[PROBLEM DESCRIPTION]:
All of the data below should be written out exactly.

[SUPPLIED DATA]:
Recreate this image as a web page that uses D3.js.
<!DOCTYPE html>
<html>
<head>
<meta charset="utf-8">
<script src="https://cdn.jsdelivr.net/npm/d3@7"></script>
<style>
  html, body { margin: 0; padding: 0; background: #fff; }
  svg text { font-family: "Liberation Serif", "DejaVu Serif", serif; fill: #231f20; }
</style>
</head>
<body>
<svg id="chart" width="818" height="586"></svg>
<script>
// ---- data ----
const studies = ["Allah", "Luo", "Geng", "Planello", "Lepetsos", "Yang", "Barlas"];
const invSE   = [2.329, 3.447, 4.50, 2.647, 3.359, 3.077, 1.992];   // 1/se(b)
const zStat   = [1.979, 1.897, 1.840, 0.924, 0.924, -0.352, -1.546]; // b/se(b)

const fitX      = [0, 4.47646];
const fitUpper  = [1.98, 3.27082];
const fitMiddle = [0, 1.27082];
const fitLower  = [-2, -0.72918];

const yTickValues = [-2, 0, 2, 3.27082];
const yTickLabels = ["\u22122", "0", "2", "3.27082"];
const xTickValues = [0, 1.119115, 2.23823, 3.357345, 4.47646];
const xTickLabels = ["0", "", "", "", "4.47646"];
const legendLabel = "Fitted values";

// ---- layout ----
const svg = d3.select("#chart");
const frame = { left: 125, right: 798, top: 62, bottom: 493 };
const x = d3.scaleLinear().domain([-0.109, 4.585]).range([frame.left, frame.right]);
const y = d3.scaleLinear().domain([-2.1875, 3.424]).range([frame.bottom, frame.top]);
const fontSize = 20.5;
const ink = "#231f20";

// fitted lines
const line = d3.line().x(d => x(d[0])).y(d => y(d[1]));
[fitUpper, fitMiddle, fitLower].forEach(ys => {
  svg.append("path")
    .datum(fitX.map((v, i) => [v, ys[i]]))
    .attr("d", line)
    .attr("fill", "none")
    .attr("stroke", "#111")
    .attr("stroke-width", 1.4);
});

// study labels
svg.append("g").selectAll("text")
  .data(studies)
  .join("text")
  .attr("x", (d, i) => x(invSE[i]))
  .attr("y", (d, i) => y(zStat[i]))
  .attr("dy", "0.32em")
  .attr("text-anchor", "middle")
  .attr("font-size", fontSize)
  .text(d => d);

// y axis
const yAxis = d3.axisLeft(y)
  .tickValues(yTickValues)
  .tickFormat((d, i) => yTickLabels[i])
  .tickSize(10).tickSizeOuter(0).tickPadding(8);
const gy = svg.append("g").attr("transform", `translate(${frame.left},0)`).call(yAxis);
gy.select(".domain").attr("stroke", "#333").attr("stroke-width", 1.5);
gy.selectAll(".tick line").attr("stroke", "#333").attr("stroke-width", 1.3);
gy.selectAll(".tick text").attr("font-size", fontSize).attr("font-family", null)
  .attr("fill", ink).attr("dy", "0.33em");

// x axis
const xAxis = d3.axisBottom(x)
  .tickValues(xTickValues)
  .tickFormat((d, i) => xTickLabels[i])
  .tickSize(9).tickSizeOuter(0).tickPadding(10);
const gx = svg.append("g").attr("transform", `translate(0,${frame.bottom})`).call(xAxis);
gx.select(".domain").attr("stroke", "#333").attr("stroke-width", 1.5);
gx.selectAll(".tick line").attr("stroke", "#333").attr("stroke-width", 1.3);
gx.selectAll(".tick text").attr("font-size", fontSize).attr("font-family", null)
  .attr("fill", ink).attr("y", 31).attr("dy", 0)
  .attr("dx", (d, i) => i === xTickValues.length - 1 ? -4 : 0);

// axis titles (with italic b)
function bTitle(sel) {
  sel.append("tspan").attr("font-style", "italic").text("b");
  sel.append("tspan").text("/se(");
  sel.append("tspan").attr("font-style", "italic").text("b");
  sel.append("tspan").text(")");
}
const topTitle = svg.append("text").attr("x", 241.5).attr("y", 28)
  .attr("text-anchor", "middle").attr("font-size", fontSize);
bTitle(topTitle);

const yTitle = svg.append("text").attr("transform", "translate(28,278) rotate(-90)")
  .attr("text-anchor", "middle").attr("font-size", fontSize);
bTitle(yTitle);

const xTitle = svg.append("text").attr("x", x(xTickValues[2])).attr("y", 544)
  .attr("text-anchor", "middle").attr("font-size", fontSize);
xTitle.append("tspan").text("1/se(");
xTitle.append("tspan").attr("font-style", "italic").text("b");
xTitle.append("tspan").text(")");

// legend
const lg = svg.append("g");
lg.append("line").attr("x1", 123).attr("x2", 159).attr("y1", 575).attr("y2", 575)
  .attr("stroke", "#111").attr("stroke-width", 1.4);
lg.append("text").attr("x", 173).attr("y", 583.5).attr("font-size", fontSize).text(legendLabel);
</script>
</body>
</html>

[RESULT OF THIS TASK]:
Recreate this image as a web page that uses D3.js.
<!DOCTYPE html>
<html>
<head>
<meta charset="utf-8">
<script src="https://cdn.jsdelivr.net/npm/d3@7"></script>
<style>
  html, body { margin: 0; padding: 0; background: #fff; }
  svg text { font-family: "Liberation Serif", "DejaVu Serif", serif; fill: #231f20; }
</style>
</head>
<body>
<svg id="chart" width="818" height="586"></svg>
<script>
// ---- data ----
const studies = ["Allah", "Luo", "Geng", "Planello", "Lepetsos", "Yang", "Barlas"];
const invSE   = [2.329, 3.447, 4.50, 2.647, 3.359, 3.077, 1.992];   // 1/se(b)
const zStat   = [1.979, 1.897, 1.840, 0.924, 0.924, -0.352, -1.546]; // b/se(b)

const fitX      = [0, 4.47646];
const fitUpper  = [1.98, 3.27082];
const fitMiddle = [0, 1.27082];
const fitLower  = [-2, -0.72918];

const yTickValues = [-2, 0, 2, 3.27082];
const yTickLabels = ["\u22122", "0", "2", "3.27082"];
const xTickValues = [0, 1.119115, 2.23823, 3.357345, 4.47646];
const xTickLabels = ["0", "", "", "", "4.47646"];
const legendLabel = "Fitted values";

// ---- layout ----
const svg = d3.select("#chart");
const frame = { left: 125, right: 798, top: 62, bottom: 493 };
const x = d3.scaleLinear().domain([-0.109, 4.585]).range([frame.left, frame.right]);
const y = d3.scaleLinear().domain([-2.1875, 3.424]).range([frame.bottom, frame.top]);
const fontSize = 20.5;
const ink = "#231f20";

// fitted lines
const line = d3.line().x(d => x(d[0])).y(d => y(d[1]));
[fitUpper, fitMiddle, fitLower].forEach(ys => {
  svg.append("path")
    .datum(fitX.map((v, i) => [v, ys[i]]))
    .attr("d", line)
    .attr("fill", "none")
    .attr("stroke", "#111")
    .attr("stroke-width", 1.4);
});

// study labels
svg.append("g").selectAll("text")
  .data(studies)
  .join("text")
  .attr("x", (d, i) => x(invSE[i]))
  .attr("y", (d, i) => y(zStat[i]))
  .attr("dy", "0.32em")
  .attr("text-anchor", "middle")
  .attr("font-size", fontSize)
  .text(d => d);

// y axis
const yAxis = d3.axisLeft(y)
  .tickValues(yTickValues)
  .tickFormat((d, i) => yTickLabels[i])
  .tickSize(10).tickSizeOuter(0).tickPadding(8);
const gy = svg.append("g").attr("transform", `translate(${frame.left},0)`).call(yAxis);
gy.select(".domain").attr("stroke", "#333").attr("stroke-width", 1.5);
gy.selectAll(".tick line").attr("stroke", "#333").attr("stroke-width", 1.3);
gy.selectAll(".tick text").attr("font-size", fontSize).attr("font-family", null)
  .attr("fill", ink).attr("dy", "0.33em");

// x axis
const xAxis = d3.axisBottom(x)
  .tickValues(xTickValues)
  .tickFormat((d, i) => xTickLabels[i])
  .tickSize(9).tickSizeOuter(0).tickPadding(10);
const gx = svg.append("g").attr("transform", `translate(0,${frame.bottom})`).call(xAxis);
gx.select(".domain").attr("stroke", "#333").attr("stroke-width", 1.5);
gx.selectAll(".tick line").attr("stroke", "#333").attr("stroke-width", 1.3);
gx.selectAll(".tick text").attr("font-size", fontSize).attr("font-family", null)
  .attr("fill", ink).attr("y", 31).attr("dy", 0)
  .attr("dx", (d, i) => i === xTickValues.length - 1 ? -4 : 0);

// axis titles (with italic b)
function bTitle(sel) {
  sel.append("tspan").attr("font-style", "italic").text("b");
  sel.append("tspan").text("/se(");
  sel.append("tspan").attr("font-style", "italic").text("b");
  sel.append("tspan").text(")");
}
const topTitle = svg.append("text").attr("x", 241.5).attr("y", 28)
  .attr("text-anchor", "middle").attr("font-size", fontSize);
bTitle(topTitle);

const yTitle = svg.append("text").attr("transform", "translate(28,278) rotate(-90)")
  .attr("text-anchor", "middle").attr("font-size", fontSize);
bTitle(yTitle);

const xTitle = svg.append("text").attr("x", x(xTickValues[2])).attr("y", 544)
  .attr("text-anchor", "middle").attr("font-size", fontSize);
xTitle.append("tspan").text("1/se(");
xTitle.append("tspan").attr("font-style", "italic").text("b");
xTitle.append("tspan").text(")");

// legend
const lg = svg.append("g");
lg.append("line").attr("x1", 123).attr("x2", 159).attr("y1", 575).attr("y2", 575)
  .attr("stroke", "#111").attr("stroke-width", 1.4);
lg.append("text").attr("x", 173).attr("y", 583.5).attr("font-size", fontSize).text(legendLabel);
</script>
</body>
</html>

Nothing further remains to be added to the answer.